++++ SOURCE DATA

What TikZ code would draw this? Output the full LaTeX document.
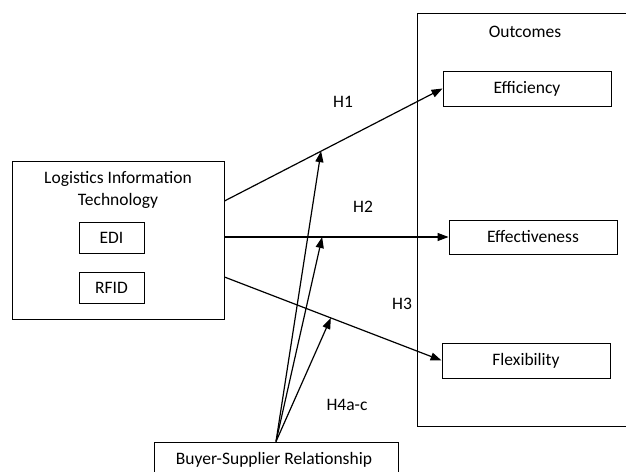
\documentclass[tikz,border=0pt]{standalone}
\usepackage{fontspec}
\setmainfont{Carlito}
\usetikzlibrary{arrows.meta}
\begin{document}
\begin{tikzpicture}[x=1pt,y=-1pt,
  every node/.style={font=\fontsize{17.5}{22}\selectfont},
  box/.style={draw,line width=0.9pt,rectangle,inner sep=0pt},
  conn/.style={line width=1.2pt,-{Triangle[length=11pt,width=8pt]}},
  lbl/.style={inner sep=0pt}]
\useasboundingbox (0,0) rectangle (626,471);
% left construct
\node[box,minimum width=212pt,minimum height=158pt] (lit) at (118,240) {};
\node[lbl,align=center] (littxt) at (118,190) {Logistics Information\\Technology};
\node[box,minimum width=65pt,minimum height=31pt] (edi) at (111.5,237.5) {EDI};
\node[box,minimum width=65pt,minimum height=31pt] (rfid) at (111.5,287.5) {RFID};
% outcomes
\node[box,minimum width=213pt,minimum height=413pt] (outc) at (523.5,219.5) {};
\node[lbl] (outtxt) at (525,32) {Outcomes};
\node[box,minimum width=168pt,minimum height=35pt] (eff) at (527,88.5) {Efficiency};
\node[box,minimum width=168pt,minimum height=34pt] (effv) at (533,237) {Effectiveness};
\node[box,minimum width=168pt,minimum height=35pt] (flex) at (526,360.5) {Flexibility};
% moderator
\node[box,minimum width=244pt,minimum height=40pt] (bsr) at (276,462) {};
\node[lbl] (bsrtxt) at (274,460) {Buyer-Supplier Relationship};
% start points on the left box
\coordinate (s1) at (lit.east |- 0,201);
\coordinate (s2) at (lit.east |- 0,237);
\coordinate (s3) at (lit.east |- 0,277);
% main paths
\draw[conn] (s1) -- (eff.west) coordinate[pos=0.443] (m1);
\draw[conn] (s2) -- (effv.west) coordinate[pos=0.436] (m2);
\draw[conn] (s3) -- (flex.west) coordinate[pos=0.49] (m3);
% moderation
\draw[conn] (bsr.north) -- (m1);
\draw[conn] (bsr.north) -- (m2);
\draw[conn] (bsr.north) -- (m3);
% labels
\node[lbl] (h1) at (343,102) {H1};
\node[lbl] (h2) at (363,207) {H2};
\node[lbl] (h3) at (402,304) {H3};
\node[lbl] (h4) at (347,405) {H4a-c};
\end{tikzpicture}
\end{document}
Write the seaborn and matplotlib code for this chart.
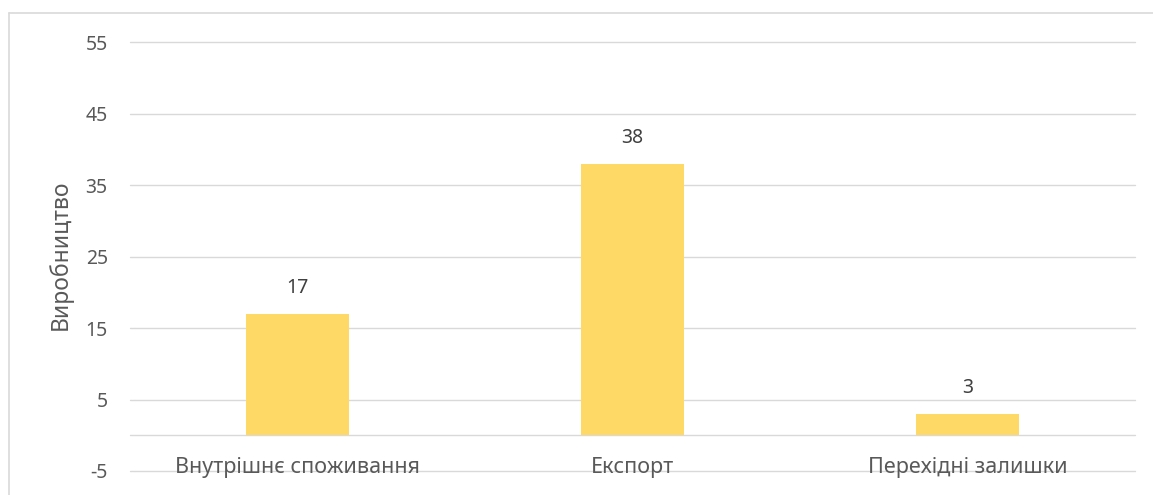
import matplotlib
matplotlib.use("Agg")
import matplotlib.pyplot as plt
import seaborn as sns
import pandas as pd
from matplotlib.lines import Line2D

categories = ["Внутрішнє споживання", "Експорт", "Перехідні залишки"]
values = [17, 38, 3]
y_ticks = [-5, 5, 15, 25, 35, 45, 55]
y_label = "Виробництво"

sns.set_theme(style="white")
plt.rcParams['font.family'] = ['Noto Sans', 'DejaVu Sans']

W, H = 1153, 495
fig = plt.figure(figsize=(W / 100, H / 100), dpi=100)
ax = fig.add_axes([130 / W, 1 - 471 / H, 1005 / W, 429 / H])

df = pd.DataFrame({"cat": categories, "val": values})
sns.barplot(data=df, x="cat", y="val", color="#FFD966", saturation=1,
            width=0.31, ax=ax, zorder=3, linewidth=0, edgecolor="none")

ax.set_ylim(-5, 55)
ax.set_xlim(-0.5, 2.5)
ax.set_yticks(y_ticks)
ax.set_yticklabels([str(t) for t in y_ticks], fontsize=14, color="#595959")
ax.tick_params(axis="y", length=0, pad=16)
ax.set_xticks([])
ax.set_xlabel("")
ax.set_ylabel(y_label, fontsize=16.5, color="#595959", va="center")
ax.yaxis.set_label_coords(-0.0697, 0.505)

for t in y_ticks + [0]:
    ax.axhline(t, color="#D9D9D9", lw=1.0, zorder=1, clip_on=False)

for s in ax.spines.values():
    s.set_visible(False)

for i, (c, v) in enumerate(zip(categories, values)):
    ax.text(i, v + 3.6, str(v), ha="center", va="center", fontsize=14, color="#404040", zorder=4)
    ax.text(i, -4.5, c, ha="center", va="center", fontsize=15.5, color="#595959", zorder=4)

fig.add_artist(Line2D([8.5 / W, 1.0], [1 - 12.5 / H, 1 - 12.5 / H], color="#D9D9D9", lw=1.2))
fig.add_artist(Line2D([8.5 / W, 8.5 / W], [1 - 12.5 / H, 0], color="#D9D9D9", lw=1.2))

fig.savefig("out.png", dpi=100, facecolor="white")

++++++++

Pictures are to be left out; all else in the entries above is to be quoted exactly.

ANSWER TO THIS EXERCISE -
What TikZ code would draw this? Output the full LaTeX document.
\documentclass[tikz,border=0pt]{standalone}
\usepackage{fontspec}
\setmainfont{Carlito}
\usetikzlibrary{arrows.meta}
\begin{document}
\begin{tikzpicture}[x=1pt,y=-1pt,
  every node/.style={font=\fontsize{17.5}{22}\selectfont},
  box/.style={draw,line width=0.9pt,rectangle,inner sep=0pt},
  conn/.style={line width=1.2pt,-{Triangle[length=11pt,width=8pt]}},
  lbl/.style={inner sep=0pt}]
\useasboundingbox (0,0) rectangle (626,471);
% left construct
\node[box,minimum width=212pt,minimum height=158pt] (lit) at (118,240) {};
\node[lbl,align=center] (littxt) at (118,190) {Logistics Information\\Technology};
\node[box,minimum width=65pt,minimum height=31pt] (edi) at (111.5,237.5) {EDI};
\node[box,minimum width=65pt,minimum height=31pt] (rfid) at (111.5,287.5) {RFID};
% outcomes
\node[box,minimum width=213pt,minimum height=413pt] (outc) at (523.5,219.5) {};
\node[lbl] (outtxt) at (525,32) {Outcomes};
\node[box,minimum width=168pt,minimum height=35pt] (eff) at (527,88.5) {Efficiency};
\node[box,minimum width=168pt,minimum height=34pt] (effv) at (533,237) {Effectiveness};
\node[box,minimum width=168pt,minimum height=35pt] (flex) at (526,360.5) {Flexibility};
% moderator
\node[box,minimum width=244pt,minimum height=40pt] (bsr) at (276,462) {};
\node[lbl] (bsrtxt) at (274,460) {Buyer-Supplier Relationship};
% start points on the left box
\coordinate (s1) at (lit.east |- 0,201);
\coordinate (s2) at (lit.east |- 0,237);
\coordinate (s3) at (lit.east |- 0,277);
% main paths
\draw[conn] (s1) -- (eff.west) coordinate[pos=0.443] (m1);
\draw[conn] (s2) -- (effv.west) coordinate[pos=0.436] (m2);
\draw[conn] (s3) -- (flex.west) coordinate[pos=0.49] (m3);
% moderation
\draw[conn] (bsr.north) -- (m1);
\draw[conn] (bsr.north) -- (m2);
\draw[conn] (bsr.north) -- (m3);
% labels
\node[lbl] (h1) at (343,102) {H1};
\node[lbl] (h2) at (363,207) {H2};
\node[lbl] (h3) at (402,304) {H3};
\node[lbl] (h4) at (347,405) {H4a-c};
\end{tikzpicture}
\end{document}
Write the seaborn and matplotlib code for this chart.
import matplotlib
matplotlib.use("Agg")
import matplotlib.pyplot as plt
import seaborn as sns
import pandas as pd
from matplotlib.lines import Line2D

categories = ["Внутрішнє споживання", "Експорт", "Перехідні залишки"]
values = [17, 38, 3]
y_ticks = [-5, 5, 15, 25, 35, 45, 55]
y_label = "Виробництво"

sns.set_theme(style="white")
plt.rcParams['font.family'] = ['Noto Sans', 'DejaVu Sans']

W, H = 1153, 495
fig = plt.figure(figsize=(W / 100, H / 100), dpi=100)
ax = fig.add_axes([130 / W, 1 - 471 / H, 1005 / W, 429 / H])

df = pd.DataFrame({"cat": categories, "val": values})
sns.barplot(data=df, x="cat", y="val", color="#FFD966", saturation=1,
            width=0.31, ax=ax, zorder=3, linewidth=0, edgecolor="none")

ax.set_ylim(-5, 55)
ax.set_xlim(-0.5, 2.5)
ax.set_yticks(y_ticks)
ax.set_yticklabels([str(t) for t in y_ticks], fontsize=14, color="#595959")
ax.tick_params(axis="y", length=0, pad=16)
ax.set_xticks([])
ax.set_xlabel("")
ax.set_ylabel(y_label, fontsize=16.5, color="#595959", va="center")
ax.yaxis.set_label_coords(-0.0697, 0.505)

for t in y_ticks + [0]:
    ax.axhline(t, color="#D9D9D9", lw=1.0, zorder=1, clip_on=False)

for s in ax.spines.values():
    s.set_visible(False)

for i, (c, v) in enumerate(zip(categories, values)):
    ax.text(i, v + 3.6, str(v), ha="center", va="center", fontsize=14, color="#404040", zorder=4)
    ax.text(i, -4.5, c, ha="center", va="center", fontsize=15.5, color="#595959", zorder=4)

fig.add_artist(Line2D([8.5 / W, 1.0], [1 - 12.5 / H, 1 - 12.5 / H], color="#D9D9D9", lw=1.2))
fig.add_artist(Line2D([8.5 / W, 8.5 / W], [1 - 12.5 / H, 0], color="#D9D9D9", lw=1.2))

fig.savefig("out.png", dpi=100, facecolor="white")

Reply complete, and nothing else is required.